The main caveat regarding this study is that we only evaluated the length of the hospital stay. Although the length of the hospital stay is associated with the survival of hospitalized patients with COPD, as an outcome, it is short-term and soft. Based on the results of previous systematic reviews, hard outcomes such as in-hospital death and 30-day mortality could not be evaluated in the present study because of its sample size [7, 8]. Moreover, the time to the next exacerbation could not be evaluated because of unmeasured confounding factors, such as post-admission baseline treatments for COPD. In a previous retrospective cohort study with unmeasured confounding factors, antibiotic use was associated with improvements in the long-term mortality and time to the next exacerbation [37]. Further large-scale studies are warranted to evaluate hard short-term and long-term outcomes [38].

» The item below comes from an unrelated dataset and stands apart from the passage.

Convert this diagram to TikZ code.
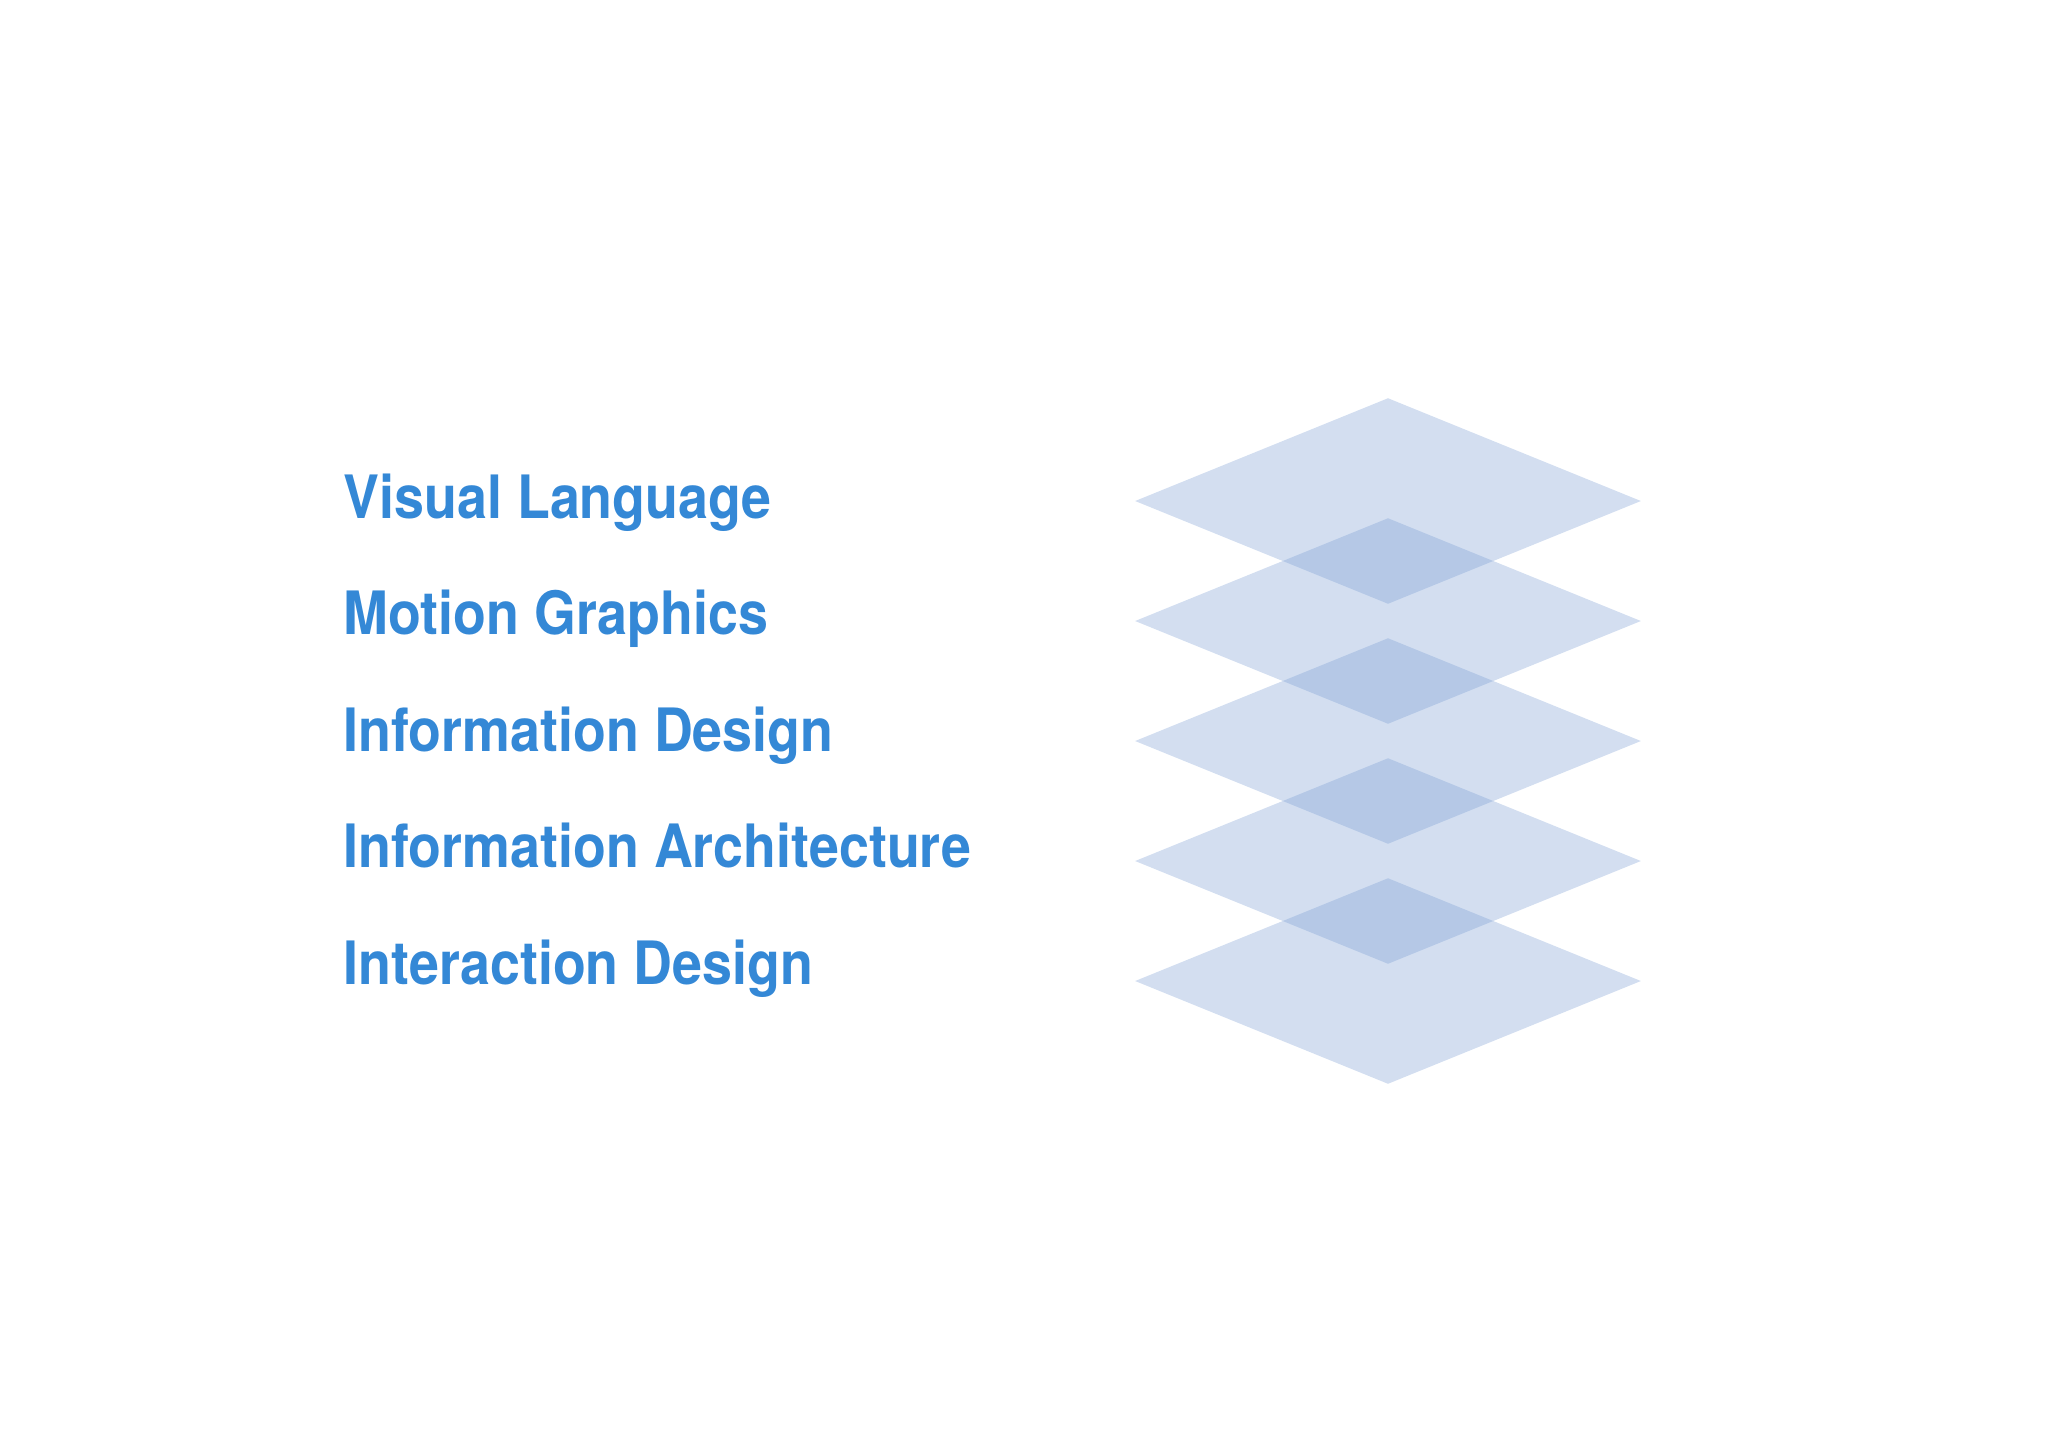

The present study had several other limitations. First, although our validation study showed a high predictive value for our patient selection strategy, the number of patients with COPD exacerbation was relatively small, considering that all of the hospitals were acute care and educational hospitals. Patient selection based on the ICD-10 code could have low sensitivity, and there could be many patients who should have been included in this study. In Japan, especially in our hospitals, payment is based on Diagnosis Procedure Combination: a system that reimburses hospitals based on the diagnosis code of hospitalized patients. Patients with a long length of stay or complications during hospitalization might be coded with diagnoses other than COPD exacerbation. Thus, the length of stay may have been right-truncated, and the effect of anti-pseudomonal antibiotics may have been skewed toward the null. Second, the interval between COPD exacerbations was not taken into account, and the variance correlation of the length of the hospital stay within each patient over multiple visits may differ from our expectations. We coped with this issue by using robust variances. Third, there may have been additional confounding factors. For example, because of the substantial amount of missing COPD stage data, we could not use it as a covariate; accordingly, the estimate of the effect of anti-pseudomonal antibiotics might have been skewed toward the null. Although we used other similar baseline covariates, such as the activities of daily living and home oxygen therapy use, an additional confounding factor may have altered the results. Further RCTs are needed to address unknown confounding factors.